The Mountain West is nestled between the Front Range of Colorado and the east slope of California’s Sierra Nevada. It is home to one of earth’s most topographically elevated and biodiverse regions. Wildflowers of the Mountain West is an introductory field guide containing 130 common wildflowers to the region.
According to numerous scholars, the plant species distributed throughout the Mountain West share a common genesis as a result of comparable climate and orogeny. There is substantial evidence that indicates that climatic cycles during the geologic past have caused plants to migrate north to south, east to west, and along altitudinal gradients, as temperature and moisture have changed.
The orogenic events that elevated and shaped the Mountain West did not occur all at once; rather, a series of powerful uplifts and crustal deformations occurred at different periods of geological time in response to the constant exertion of tectonic forces along the western edge of the North American plate. The result, after millions of years, was a system of mountains with extreme physiographic relief and general north-to-south parallelism. These systems of mountains can be categorized into three general provinces – the Rocky Mountains (including the Southern Rockies, the Middle Rockies, and the Wyoming Basin), the Intermontane Plateau (including the Great Basin, the Uinta Basin, the Snake River Plain, and the Colorado Plateau), and the Pacific Mountains (Sierra Nevada).

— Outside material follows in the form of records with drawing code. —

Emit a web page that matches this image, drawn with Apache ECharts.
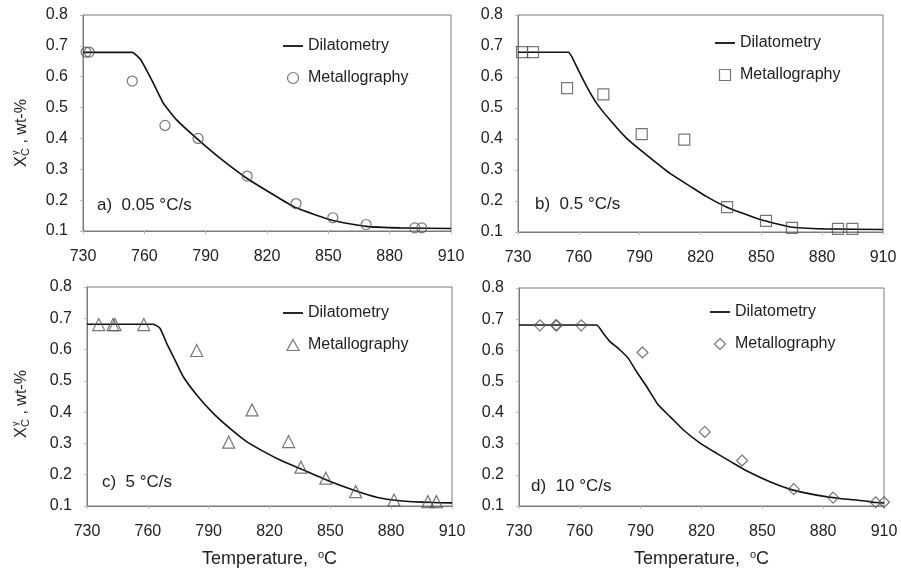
<!DOCTYPE html>
<html>
<head>
<meta charset="utf-8">
<script src="https://cdn.jsdelivr.net/npm/echarts@6/dist/echarts.min.js"></script>
<style>
  html, body { margin: 0; padding: 0; background: #fff; }
  #main { width: 901px; height: 574px; }
</style>
</head>
<body>
<div id="main"></div>
<script>
// x ticks / y ticks
var xTicks = [730, 760, 790, 820, 850, 880, 910];
var yTicks = [0.1, 0.2, 0.3, 0.4, 0.5, 0.6, 0.7, 0.8];

// a) 0.05 °C/s
var dilA = [[730, 0.679], [754.1, 0.679], [758.3, 0.654], [764.4, 0.579], [769.3, 0.514], [775.8, 0.46],
  [785.6, 0.40], [797, 0.336], [810.1, 0.271], [824.8, 0.211], [834.2, 0.175], [852.2, 0.134],
  [868.5, 0.115], [885.3, 0.11], [910, 0.108]];
var metA = [[731.5, 0.68], [733, 0.68], [754.1, 0.586], [770.1, 0.442], [786.3, 0.40], [810.3, 0.278],
  [834.2, 0.189], [852.2, 0.143], [868.5, 0.121], [892.3, 0.11], [895.7, 0.11]];

// b) 0.5 °C/s
var dilB = [[730, 0.68], [754.8, 0.68], [756.5, 0.666], [759.7, 0.623], [763.9, 0.569], [768.8, 0.515],
  [775.4, 0.461], [783.6, 0.402], [793.5, 0.348], [805, 0.289], [816.4, 0.241], [823, 0.214],
  [833, 0.18], [849.5, 0.14], [864.3, 0.116], [880.7, 0.11], [910, 0.108]];
var metB = [[732, 0.68], [737.4, 0.68], [754.2, 0.564], [772.1, 0.544], [791, 0.416], [812, 0.398],
  [833.1, 0.18], [852.3, 0.136], [865.1, 0.113], [887.8, 0.11], [894.9, 0.11]];

// c) 5 °C/s
var dilC = [[730, 0.681], [762.7, 0.681], [766, 0.668], [769.3, 0.62], [772.6, 0.577], [777.5, 0.513],
  [784.1, 0.455], [792.3, 0.396], [800.5, 0.348], [808.7, 0.306], [818.6, 0.269], [825.2, 0.247],
  [835, 0.22], [848.1, 0.183], [861.3, 0.151], [872.8, 0.128], [884.3, 0.117], [900.8, 0.111], [910, 0.11]];
var metC = [[735.8, 0.68], [742.8, 0.68], [743.8, 0.68], [758, 0.68], [784.1, 0.597], [799.9, 0.304],
  [811.4, 0.407], [829.4, 0.306], [835.5, 0.224], [847.8, 0.189], [862.5, 0.146], [881.4, 0.119],
  [898.1, 0.114], [902.3, 0.114]];

// d) 10 °C/s
var dilD = [[730, 0.681], [768.3, 0.681], [771.6, 0.654], [774.9, 0.628], [779.8, 0.601], [783.9, 0.574],
  [788, 0.531], [793, 0.483], [798.7, 0.424], [804.5, 0.387], [811.1, 0.344], [819.3, 0.302],
  [827.5, 0.269], [835, 0.24], [842.2, 0.213], [853.7, 0.178], [865.2, 0.151], [876.7, 0.135],
  [888.2, 0.124], [899.7, 0.117], [906.2, 0.111], [910, 0.11]];
var metD = [[740.3, 0.68], [748.2, 0.68], [748.6, 0.68], [760.7, 0.68], [790.9, 0.593], [821.6, 0.338],
  [840, 0.246], [865.5, 0.154], [884.9, 0.127], [905.9, 0.112], [910, 0.112]];

var panelLabels = ['a)  0.05 \u00b0C/s', 'b)  0.5 \u00b0C/s', 'c)  5 \u00b0C/s', 'd)  10 \u00b0C/s'];
var symbols = ['circle', 'rect', 'triangle', 'diamond'];
var legendIcons = [
  'circle',
  'path://M0,0 L10,0 L10,10 L0,10 Z',
  'path://M5.5,0 L11,10 L0,10 Z',
  'path://M5,0 L10,5 L5,10 L0,5 Z'
];
var lineIcon = 'path://M0,0 L20,0 L20,1.8 L0,1.8 Z';

var font = 'Liberation Sans';
var txt = '#222';
var boxColor = '#7a7a7a';
var markColor = '#555';

var grids = [
  { left: 83, top: 15, width: 368, height: 216 },
  { left: 518, top: 15, width: 365, height: 217 },
  { left: 87, top: 287, width: 365, height: 219 },
  { left: 519, top: 288, width: 365, height: 218 }
];
grids.forEach(function (g) { g.show = true; g.borderColor = boxColor; g.borderWidth = 1; });

var xAxes = [], yAxes = [], series = [], legends = [];
var dils = [dilA, dilB, dilC, dilD];
var mets = [metA, metB, metC, metD];
var legendPos = [[283, 38], [715, 35], [283, 305], [710, 304]];
var symSizes = [10, 11, 12, 11];

for (var i = 0; i < 4; i++) {
  xAxes.push({
    type: 'value', gridIndex: i, min: 730, max: 910, interval: 30,
    name: i >= 2 ? '{t|Temperature,  }{s|o}{t|C}' : '',
    nameLocation: 'middle', nameGap: 43,
    nameTextStyle: {
      rich: {
        t: { fontFamily: font, fontSize: 18, color: txt },
        s: { fontFamily: font, fontSize: 11, color: txt, padding: [0, 0, 10, 0] }
      }
    },
    axisLine: { show: true, lineStyle: { color: boxColor } },
    axisTick: { show: true, length: 3, lineStyle: { color: '#bbb' } },
    axisLabel: { fontFamily: font, fontSize: 16, color: txt, margin: 18 },
    splitLine: { show: false }
  });
  yAxes.push({
    type: 'value', gridIndex: i, min: 0.1, max: 0.8, interval: 0.1,
    axisLine: { show: true, lineStyle: { color: boxColor } },
    axisTick: { show: true, length: 3, lineStyle: { color: '#bbb' } },
    axisLabel: {
      fontFamily: font, fontSize: 16, color: txt, margin: 15,
      formatter: function (v) { return v.toFixed(1); }
    },
    splitLine: { show: false }
  });
  series.push({
    name: 'Dilatometry', type: 'line', xAxisIndex: i, yAxisIndex: i,
    data: dils[i], symbol: 'none', smooth: 0.15,
    itemStyle: { color: '#111' },
    lineStyle: { color: '#111', width: 1.6 }, z: 2
  });
  series.push({
    name: 'Metallography', type: 'scatter', xAxisIndex: i, yAxisIndex: i,
    data: mets[i], symbol: symbols[i], symbolSize: symSizes[i],
    itemStyle: { color: 'rgba(255,255,255,0)', borderColor: markColor, borderWidth: 1.2 }, z: 3
  });
  legends.push({
    orient: 'vertical', left: legendPos[i][0], top: legendPos[i][1], padding: 0,
    itemWidth: 20, itemHeight: 11, itemGap: 16, selectedMode: false,
    symbolKeepAspect: true,
    textStyle: { fontFamily: font, fontSize: 16, color: txt },
    data: [
      { name: 'Dilatometry', icon: lineIcon, itemStyle: { color: '#111', borderWidth: 0 } },
      { name: 'Metallography', icon: legendIcons[i],
        itemStyle: { color: '#fff', borderColor: markColor, borderWidth: 1.2 } }
    ]
  });
}

var labelPos = [[97, 205], [535, 204], [102, 482], [531, 486]];
var graphics = labelPos.map(function (p, k) {
  return {
    type: 'text', x: p[0], y: p[1],
    style: { text: panelLabels[k], font: '17px "' + font + '"', fill: txt, verticalAlign: 'middle' }
  };
});

// y axis titles  X_C^γ , wt-%
[[22, 167], [22, 438]].forEach(function (p) {
  graphics.push({
    type: 'group', x: p[0], y: p[1], rotation: Math.PI / 2,
    children: [
      { type: 'text', x: 0, y: 0, style: { text: 'X', font: '16px "' + font + '"', fill: txt, verticalAlign: 'middle' } },
      { type: 'text', x: 11, y: 4, style: { text: 'C', font: '11px "' + font + '"', fill: txt, verticalAlign: 'middle' } },
      { type: 'text', x: 12, y: -6, style: { text: '\u03b3', font: '9px "' + font + '"', fill: txt, verticalAlign: 'middle' } },
      { type: 'text', x: 19, y: 0, style: { text: ' , wt-%', font: '16px "' + font + '"', fill: txt, verticalAlign: 'middle' } }
    ]
  });
});

var myChart = echarts.init(document.getElementById('main'), null, { renderer: 'canvas' });
var option = {
  animation: false,
  backgroundColor: '#fff',
  grid: grids,
  xAxis: xAxes,
  yAxis: yAxes,
  legend: legends,
  series: series,
  graphic: graphics
};
myChart.setOption(option);
</script>
</body>
</html>
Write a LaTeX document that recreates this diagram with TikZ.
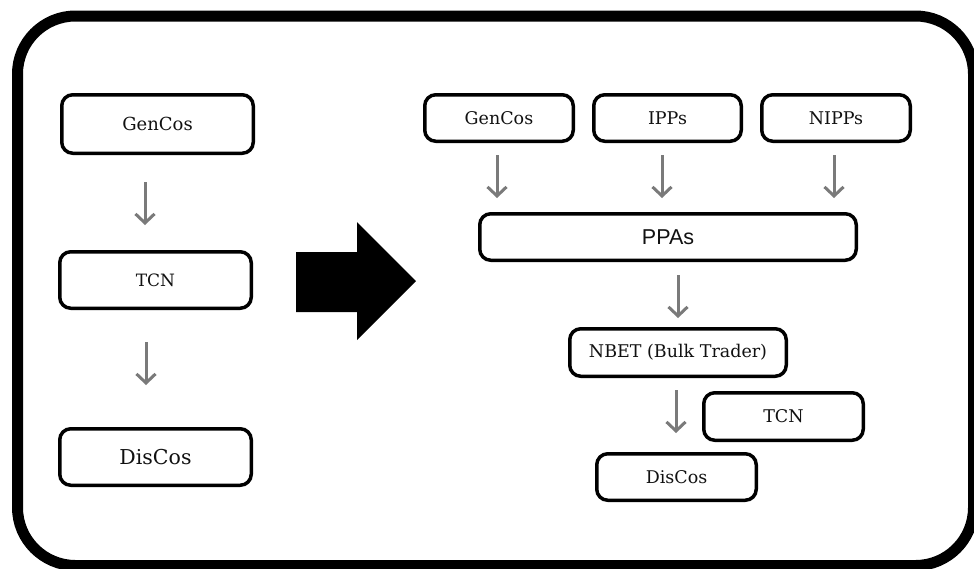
\documentclass[tikz,border=0pt]{standalone}
\usepackage{fontspec}
\setmainfont{DejaVu Serif}
\newfontfamily\sansf{Liberation Sans}
\usetikzlibrary{arrows.meta,calc}
\definecolor{arrgray}{HTML}{7A7A7A}
\definecolor{txt}{HTML}{111111}
\begin{document}
\begin{tikzpicture}[x=1pt,y=-1pt,
  box/.style={draw=black, line width=3.5pt, rounded corners=11pt, inner sep=0pt, text=txt,
    font=\fontsize{17.5}{21}\selectfont},
  arr/.style={draw=arrgray, line width=3pt, -{Straight Barb[length=9pt,width=19pt,line width=3pt]}},
  frame/.style={draw=black, line width=11pt, rounded corners=58pt},
  bigarrow/.style={fill=black}]
\clip (0,0) rectangle (974,568);
\fill[white] (0,0) rectangle (974,568);
\draw[frame] (17.5,16) rectangle (973.5,565.5);

% left column
\node[box, minimum width=191.5pt, minimum height=58.5pt, font=\fontsize{18}{21}\selectfont] (g1) at (157.5,124) {GenCos};
\node[box, minimum width=191.5pt, minimum height=56.5pt, font=\fontsize{17}{20}\selectfont] (t1) at (155.5,280) {TCN};
\node[box, minimum width=191.5pt, minimum height=56.5pt, font=\fontsize{20.5}{24}\selectfont] (d1) at (155.5,457) {DisCos};

\draw[arr] ($(g1.south)+(-12.5,27)$) -- ($(t1.north)+(-10.5,-25)$);
\draw[arr] ($(t1.south)+(-9.5,32)$) -- ($(d1.north)+(-9.5,-42)$);

% big arrow
\fill[bigarrow] (296,252) -- (357,252) -- (357,222) -- (416,281) -- (357,340) -- (357,312) -- (296,312) -- cycle;

% right side
\node[box, minimum width=148.5pt, minimum height=46.5pt] (g2) at (499,118) {GenCos};
\node[box, minimum width=147.5pt, minimum height=46.5pt] (ipp) at (667.5,118) {IPPs};
\node[box, minimum width=148.5pt, minimum height=46.5pt] (nipp) at (836,118) {NIPPs};
\node[box, minimum width=376.5pt, minimum height=46.5pt, font=\sansf\fontsize{21.5}{25}\selectfont] (ppa) at (668,237) {PPAs};
\node[box, minimum width=216.5pt, minimum height=47.5pt] (nbet) at (678,352.5) {NBET (Bulk Trader)};
\node[box, minimum width=159.5pt, minimum height=47.5pt] (t2) at (783.5,416.5) {TCN};
\node[box, minimum width=159.5pt, minimum height=46.5pt] (d2) at (676.5,477) {DisCos};

\coordinate (s1) at ($(g2.south)+(-2,12)$);
\coordinate (s2) at ($(ipp.south)+(-5.5,12)$);
\coordinate (s3) at ($(nipp.south)+(-2,12)$);
\draw[arr] (s1) -- ($(s1 |- ppa.north)+(0,-14)$);
\draw[arr] (s2) -- ($(s2 |- ppa.north)+(0,-14)$);
\draw[arr] (s3) -- ($(s3 |- ppa.north)+(0,-14)$);
\draw[arr] ($(ppa.south)+(10,13)$) -- ($(nbet.north)+(0,-9)$);
\draw[arr] ($(nbet.south)+(-2,12)$) -- ($(d2.north)+(-0.5,-19)$);
\end{tikzpicture}
\end{document}
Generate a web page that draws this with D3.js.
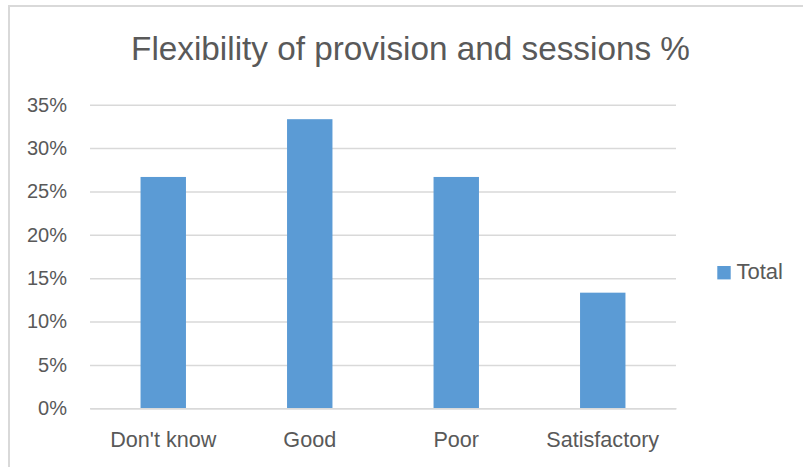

Nowhere are these parallel ranges more evident than in the heart of the Intermontane Plateaus of Nevada and western Utah, where sagebrush basins give rise to alpine ranges in a rhythmic pattern across the region. These mountain systems collectively make up a portion of the North American Cordillera; one of the largest mountain systems in the world.
To cultivate a stronger understanding of why plants grow where they do, it helps to consider that the fundamental principle governing plant distribution is climate. The term climate denotes a sustained pattern of weather over a long period of time. These sustained climatic patterns, in turn, act according to broad (macro) and local (micro) geographic scales. Both of these scales are ultimately a function of temperature, which in turn is dependent upon the intensity and quality of solar energy (i.e., latitude, elevation, exposure, and season).
The macroclimate of the Mountain West is predominately continental – hot summers, cold winters, and little rainfall. Environmental factors such as land form, large bodies of water, cloud cover, or wind, further modify the predominate weather patterns to create localized microclimates. For example, the maritime microclimate of the Sierra Nevada is a consequence of its proximity to the moderating effects of the Pacific Ocean. The Intermontane Plateau, on the other hand, lies in the rain shadow created by the Sierra Nevada. The result is a drier, semiarid microclimate which extends from Reno to Salt Lake City. The role of elevation, as it relates to temperature regulation, is exemplified in the Rocky Mountains. Air masses moving over the Intermontane Plateau eventually collide with and are forcefully uplifted over the elevated peaks, resulting in adiabatic cooling and release of moisture. Becasue of this, the Rocky Mountain system enjoys a temperate microclimate that is cooler and wetter in comparison to the arid Intermontane Plateau.
Temperature directly influences the rate of plant growth, including bloom time. While latitudinal warming marks the beginning of each growing season, a particular species at low elevation will begin to bloom earlier than its counterpart at a higher elevation.
Besides climate, plant distribution can be further modified by the accumulating influences of orogeny, fauna, fire, and man. These governing forces are not mutually exclusive but rather interact in a concerted, compounding fashion to randomly (or, in the consideration of human activity, not so randomly) catalyze speciation, influence migratory patterns, impact evolutionary adaptation processes, and, in some instance, cause extinction.
The earliest botanical perspectives considered plant distribution to be a static phenomenon, By the late eighteenth century, however, the advent of standardized botanical names and the acceleration of global exploratory activities precipitated a rapid accumulation of knowledge regarding global climate, soil, topography, andtheir effect on the distributional patterns of the world’s plant species.
The Mountain West flora consists of individual plant species that have sorted, over time, into stable and distinctive multispecies assemblages along elevational gradients, called communities. These gradients are traditionally referred to as foothill, montane, subalpine, and alpine – in ascending order. One will notice that species of the subalpine (8,000 to 11,000 feet) and alpine (> 11,000 feet) vegetation communities appear to be derivatives of or identical to numerous species in the modern northern flora, as exemplified by the concentration of species in the Mountain West from the genera of Pedicularis, Ranunculus, Saxifraga, and Silene. On the other hand, plant species of the montane (6,000 to 9,000 feet) and foothills (4,000 to 6,000 feet) vegetation communities are represented by genera with a strong southern affinity, such as Allium, Astragalus, Eriogonum, and Penstemon.